ECC Correctable, Sensor Number 4

mitchhed
Occasional Visitor

ECC Correctable, Sensor Number 4

With a DL160 G5, we've experienced a crash which seems to be due to a bad memory module.

Through IPMI we're receiving (correctable) memory error events like this:

SEL Record ID : 0050
Record Type : 02
Timestamp : 04/03/2010 09:22:18
Generator ID : 0002
EvM Revision : 04
Sensor Type : Memory
Sensor Number : 04
Event Type : Sensor-specific Discrete
Event Direction : Assertion Event
Event Data : 000cff
Description : Correctable ECC

About 4 to 5 of these events are generated each day.

It's unclear which DIMM this sensor is related to. Sensor Number 4 doesn't appear as a sensor number in the listing of the sensors while the sensor number for "Memory ECC" is sensor number 2.

It would seem that sensor number 4 refers to a subsensor of the memory sensors but how can we find out which DIMM slot relates with sensor number 4?



3 REPLIES
Sheanshar
Advisor

Re: ECC Correctable, Sensor Number 4

What's the server firmware version?

Check this out:


HP ProLiant DL160 G5 Server Series - "Lower Critical-going low Assertion" and "Lower Critical-going low Deassertion" Events Appears Within the IPMI Log and Shuts Down a Number of Servers
Issue

A population of HP ProLiant DL160 G5 servers may shut down seemingly randomly. Within the IPMI log, variants of the following message may appear:


Generic 02/01/2009 17:51:40 FAN4 ROTOR1 Lower Critical-going low Assertion Generic 02/01/2009 17:51:41 FAN4 ROTOR1 Lower Critical-going low Deassertion

http://h20000.www2.hp.com/bizsupport/TechSupport/Document.jsp?lang=en&cc=us&taskId=110&prodSeriesId=3663526&prodTypeId=12169&objectID=c01884069

The fan in question may vary.
Solution

The issue is resolved in a Single Point release server firmware 2009.4.13 , and later regular releases.
mitchhed
Occasional Visitor

Re: ECC Correctable, Sensor Number 4

The server firmware/BIOS is:

version: O12 (04/09/2008)

We'll upgrade this to the latest version.

If the server is said to "shutdown" due to this, does this mean the server somewhat gracefully shuts down or simply crashes? I ask this because when this issue occurs with us, the Proliant is completely stuck. No video output and no response to the keyboard. The only way to restart the server (besides pulling the power plug) is to press the power button for at least 5 seconds.

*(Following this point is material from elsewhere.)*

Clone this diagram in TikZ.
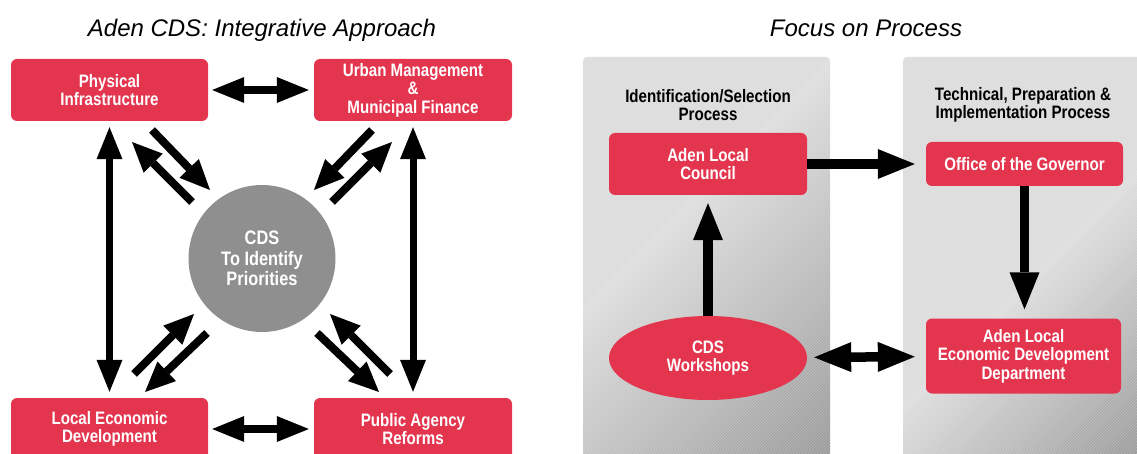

Still, with 4 to 5 of these ECC messages being generated per day, an upgrade of the firmware/BIOS will quickly indicate or at least suggest whether the firmware is related to this issue.

Thanks
mitchhed
Occasional Visitor

Re: ECC Correctable, Sensor Number 4

The BIOS and firmware have been upgraded to BIOS version: O12 (07/27/2009) and firmware version 3.11.

Since this upgrade there have been no more memory or other errors reported in the system event log.

I hope this was the cause of the crash. Thanks for the advice.